SUPPLIED INFORMATION »
* BEGIN *

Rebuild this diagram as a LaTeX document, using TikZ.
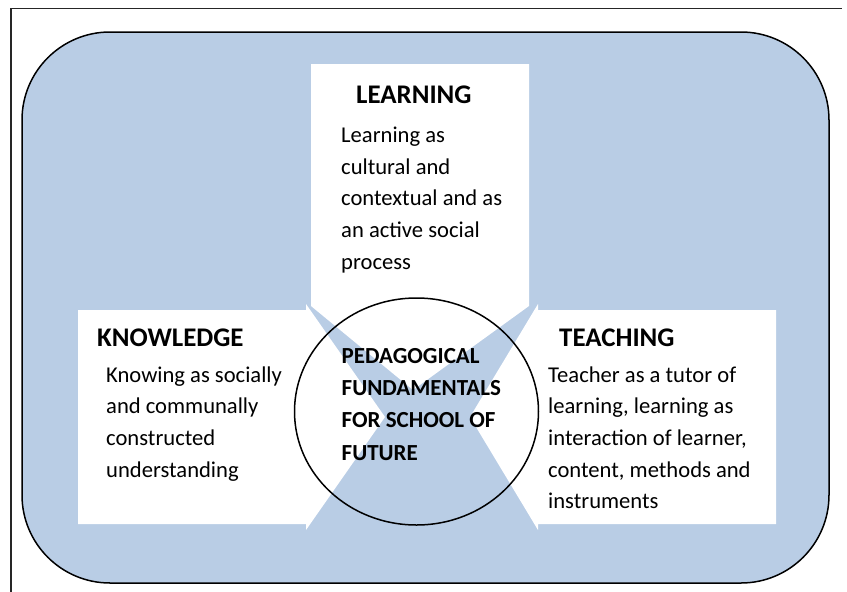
\documentclass[tikz,border=0pt]{standalone}
\usepackage{fontspec}
\setmainfont{Carlito}
\definecolor{bgblue}{RGB}{185,205,229}
\tikzset{
  arrowshape/.style={fill=white, draw=none},
  titletext/.style={anchor=base west, inner sep=0pt, font=\bfseries\fontsize{26.9}{31.7}\selectfont},
  bodytext/.style={anchor=base west, inner sep=0pt, align=left, font=\fontsize{22.6}{31.7}\selectfont},
  centertext/.style={anchor=base west, inner sep=0pt, align=left, font=\bfseries\fontsize{23}{32.2}\selectfont},
}
\begin{document}
\begin{tikzpicture}[x=1pt,y=-1pt]
\useasboundingbox (0,0) rectangle (847,592);
\fill[white] (0,0) rectangle (847,592);
% outer frame (left and top only)
\draw[line width=1.5pt, black!85] (11,592) -- (11,8.5) -- (842,8.5);
% background rounded panel
\draw[fill=bgblue, draw=black, line width=1.5pt, rounded corners=88pt] (22,32) rectangle (829,583);
% arrow shapes
\path[arrowshape] (311,64) -- (529,64) -- (529,306) -- (413,390) -- (311,306) -- cycle;
\path[arrowshape] (78,310) -- (306,310) -- (306,304) -- (385,417) -- (306,530) -- (306,524) -- (78,524) -- cycle;
\path[arrowshape] (776,310) -- (538,310) -- (538,304) -- (470,417) -- (538,530) -- (538,524) -- (776,524) -- cycle;
% central circle
\draw[line width=1.5pt, black] (416.5,411.5) ellipse [x radius=122pt, y radius=113.5pt];
% texts (multi-line nodes anchored at the baseline of their last line)
\node[titletext] (learnT) at (356,103.5) {LEARNING};
\node[bodytext] (learnB) at (341,269.3) {Learning as\\cultural and\\contextual and as\\an active social\\process};
\node[titletext] (knowT) at (97,346) {KNOWLEDGE};
\node[bodytext] (knowB) at (106,477.1) {Knowing as socially\\and communally\\constructed\\understanding};
\node[titletext] (teachT) at (559,346) {TEACHING};
\node[bodytext] (teachB) at (548,508.8) {Teacher as a tutor of\\learning, learning as\\interaction of learner,\\content, methods and\\instruments};
\node[centertext] (centerT) at (341.5,460.1) {PEDAGOGICAL\\FUNDAMENTALS\\FOR SCHOOL OF\\FUTURE};
\end{tikzpicture}
\end{document}
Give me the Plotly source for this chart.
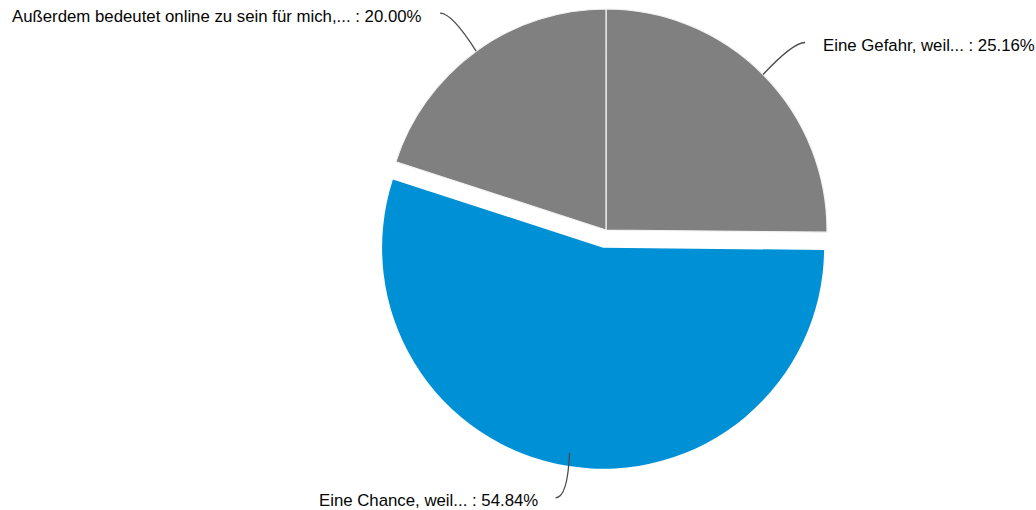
import math
import plotly.graph_objects as go

# --- data -------------------------------------------------------------
labels = [
    "Eine Gefahr, weil...",
    "Eine Chance, weil...",
    "Außerdem bedeutet online zu sein für mich,...",
]
values = [25.16, 54.84, 20.00]

# --- styling / layout -------------------------------------------------
W, H = 1036, 510
colors = ["#808080", "#0090D6", "#808080"]
pulled = [False, True, False]          # blue slice is exploded
CX, CY, R = 606, 230, 221              # pie centre and radius (px)
PULL_PX = 18                           # explode distance (px)
# where each leader line starts (fraction of radius) and where it ends
anchor_frac = [1.0, 0.94, 1.0]
leader_end_offset = [(42, -32), (-14, 45), (-36, -38)]
LABEL_GAP = 16
line_color = "#4a4a4a"
text_color = "#050505"
font_family = "Liberation Sans, Arial, sans-serif"
FONT_SIZE = 16.8

total = sum(values)
fractions = [v / total for v in values]

# slice geometry: clockwise from 12 o'clock
starts = []
acc = 0.0
for f in fractions:
    starts.append(acc)
    acc += f
mid_angles = [2 * math.pi * (s + f / 2) for s, f in zip(starts, fractions)]


def centre_of(i):
    if pulled[i]:
        a = mid_angles[i]
        return CX + PULL_PX * math.sin(a), CY - PULL_PX * math.cos(a)
    return CX, CY


def domain_for(cx, cy):
    return dict(
        x=[(cx - R) / W, (cx + R) / W],
        y=[1 - (cy + R) / H, 1 - (cy - R) / H],
    )


fig = go.Figure()

# one pie per centre: slices drawn elsewhere are left transparent
for group in (False, True):
    idx = [i for i in range(len(values)) if pulled[i] == group]
    cx, cy = centre_of(idx[0])
    slice_colors = [colors[i] if pulled[i] == group else "rgba(0,0,0,0)"
                    for i in range(len(values))]
    line_w = [1.2 if (pulled[i] == group and not pulled[i]) else 0
              for i in range(len(values))]
    fig.add_trace(go.Pie(
        labels=labels,
        values=values,
        sort=False,
        direction="clockwise",
        rotation=0,
        textinfo="none",
        hoverinfo="label+percent",
        marker=dict(colors=slice_colors,
                    line=dict(color="#f2f2f2", width=line_w)),
        domain=domain_for(cx, cy),
        showlegend=False,
    ))

# leader lines and labels, placed in a pixel-space overlay
shapes = []
annotations = []
for i, (lab, v) in enumerate(zip(labels, values)):
    cx, cy = centre_of(i)
    a = mid_angles[i]
    ax_ = cx + R * anchor_frac[i] * math.sin(a)
    ay_ = cy - R * anchor_frac[i] * math.cos(a)
    ex = ax_ + leader_end_offset[i][0]
    ey = ay_ + leader_end_offset[i][1]
    ctrl_x = ex + max(-12, min(12, ax_ - ex))
    shapes.append(dict(
        type="path", xref="x", yref="y",
        path=f"M {ax_:.2f},{ay_:.2f} Q {ctrl_x:.2f},{ey:.2f} {ex:.2f},{ey:.2f}",
        line=dict(color=line_color, width=1.3),
    ))
    right_side = ex > ax_
    annotations.append(dict(
        xref="x", yref="y",
        x=ex + (LABEL_GAP if right_side else -LABEL_GAP),
        y=ey + 3,
        text=f"{lab} : {v:.2f}%",
        showarrow=False,
        xanchor="left" if right_side else "right",
        yanchor="middle",
        font=dict(family=font_family, size=FONT_SIZE, color=text_color),
    ))

fig.update_layout(
    width=W, height=H,
    margin=dict(l=0, r=0, t=0, b=0),
    paper_bgcolor="white",
    plot_bgcolor="rgba(0,0,0,0)",
    xaxis=dict(range=[0, W], visible=False, fixedrange=True),
    yaxis=dict(range=[H, 0], visible=False, fixedrange=True),
    shapes=shapes,
    annotations=annotations,
)

fig.write_html("out.html")
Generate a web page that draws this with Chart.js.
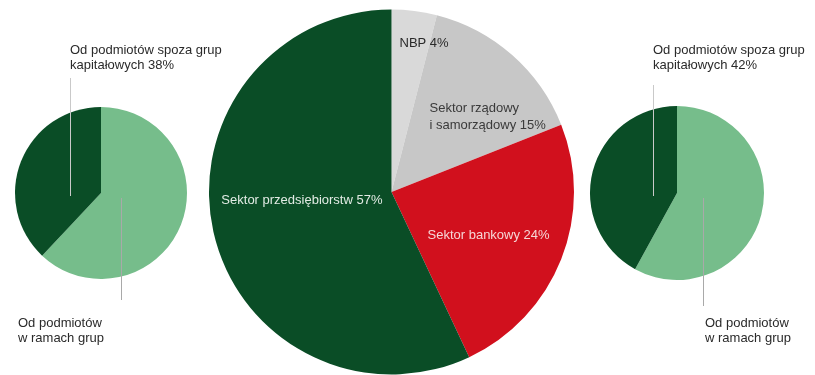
<!DOCTYPE html>
<html><head><meta charset="utf-8">
<script src="https://cdn.jsdelivr.net/npm/chart.js@4/dist/chart.umd.min.js"></script>
<style>
html,body{margin:0;padding:0;background:#fff;width:815px;height:375px;overflow:hidden}
canvas{position:absolute;left:0;top:0}
</style></head><body>
<canvas id="cMain" width="815" height="375"></canvas>
<canvas id="cLeft" width="815" height="375"></canvas>
<canvas id="cRight" width="815" height="375"></canvas>
<script>
// Data
const mainCategories = ["NBP", "Sektor rządowy i samorządowy", "Sektor bankowy", "Sektor przedsiębiorstw"];
const mainValues = [4, 15, 24, 57];
const leftCategories = ["Od podmiotów w ramach grup", "Od podmiotów spoza grup kapitałowych"];
const leftValues = [62, 38];
const rightCategories = ["Od podmiotów w ramach grup", "Od podmiotów spoza grup kapitałowych"];
const rightValues = [58, 42];

const FONT = "13px 'Liberation Sans', Arial, sans-serif";
const DARK = "#0a4d26", LIGHTG = "#76bd8b", RED = "#d1101d", GRAY1 = "#d9d9d9", GRAY2 = "#c7c7c7";

function textLines(ctx, lines, x, y, color, align, lh) {
  ctx.save(); ctx.font = FONT; ctx.fillStyle = color; ctx.textAlign = align || 'left'; ctx.textBaseline = 'middle';
  lines.forEach((l, i) => ctx.fillText(l, x, y + i * (lh || 15)));
  ctx.restore();
}
function vline(ctx, x, y1, y2, color) {
  ctx.save(); ctx.strokeStyle = color; ctx.lineWidth = 1; ctx.beginPath();
  ctx.moveTo(Math.round(x) + 0.5, y1); ctx.lineTo(Math.round(x) + 0.5, y2); ctx.stroke(); ctx.restore();
}

const mainLabels = {
  id: 'mainLabels',
  afterDraw(chart) {
    const a = chart.getDatasetMeta(0).data[0]; const cx = a.x, cy = a.y;
    const ctx = chart.ctx;
    textLines(ctx, [mainCategories[0] + " " + mainValues[0] + "%"], cx + 8, cy - 149, "#2a2a2a");
    textLines(ctx, ["Sektor rządowy", "i samorządowy " + mainValues[1] + "%"], cx + 38, cy - 84, "#3a3a3a", 'left', 17);
    textLines(ctx, [mainCategories[2] + " " + mainValues[2] + "%"], cx + 36, cy + 43, "#f6d6d6");
    textLines(ctx, [mainCategories[3] + " " + mainValues[3] + "%"], cx - 9, cy + 8, "#e2ebe4", 'right');
  }
};
function sideLabels(vals, upOff, downOff, topY, botY, topTextX, botTextX) {
  return {
    id: 'side',
    afterDraw(chart) {
      const a = chart.getDatasetMeta(0).data[0]; const cx = a.x, cy = a.y;
      const ctx = chart.ctx;
      vline(ctx, cx + upOff, topY, cy + 3, "#c9c9c9");
      vline(ctx, cx + downOff, cy + 5, botY, "#a9a9a9");
      textLines(ctx, ["Od podmiotów spoza grup", "kapitałowych " + vals[1] + "%"], topTextX, 50, "#2a2a2a");
      textLines(ctx, ["Od podmiotów", "w ramach grup"], botTextX, 323, "#2a2a2a");
    }
  };
}

Chart.defaults.font.family = "'Liberation Sans', Arial, sans-serif";
const common = (pad) => ({
  responsive: false, animation: false, devicePixelRatio: 1,
  layout: { padding: pad },
  plugins: { legend: { display: false }, tooltip: { enabled: false } },
  events: []
});

new Chart(document.getElementById('cMain'), {
  type: 'pie',
  data: { labels: mainCategories, datasets: [{ data: mainValues, backgroundColor: [GRAY1, GRAY2, RED, DARK], borderWidth: 0 }] },
  options: common({ left: 209, right: 241, top: 9, bottom: 0 }),
  plugins: [mainLabels]
});
new Chart(document.getElementById('cLeft'), {
  type: 'pie',
  data: { labels: leftCategories, datasets: [{ data: leftValues, backgroundColor: [LIGHTG, DARK], borderWidth: 0 }] },
  options: common({ left: 15, right: 628, top: 107, bottom: 96 }),
  plugins: [sideLabels(leftValues, -31, 20, 78, 300, 70, 18)]
});
new Chart(document.getElementById('cRight'), {
  type: 'pie',
  data: { labels: rightCategories, datasets: [{ data: rightValues, backgroundColor: [LIGHTG, DARK], borderWidth: 0 }] },
  options: common({ left: 590, right: 51, top: 106, bottom: 95 }),
  plugins: [sideLabels(rightValues, -24, 26, 85, 306, 653, 705)]
});
</script>
</body></html>
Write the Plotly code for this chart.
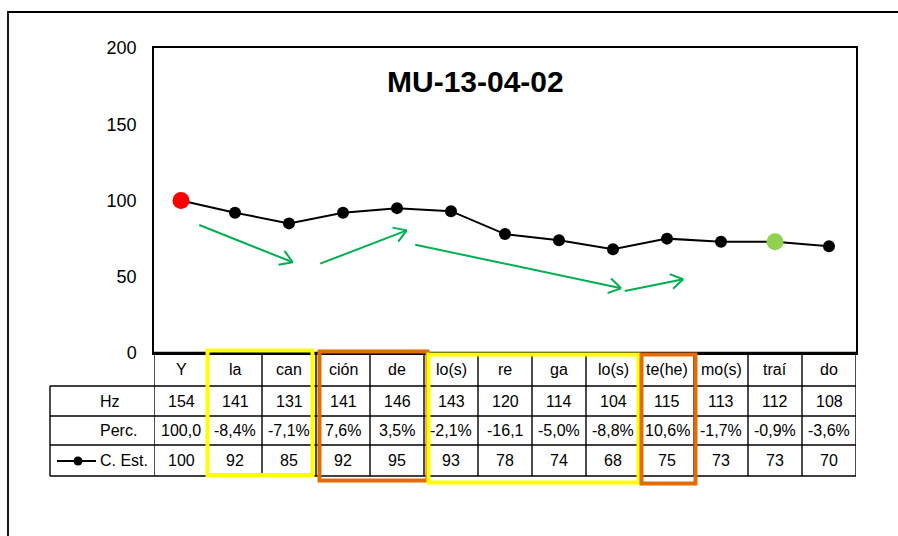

* END *

SHORT EXERCISE »
Look through the entries above and count each line holding "this"; report the count alone.

TASK ANSWER »
4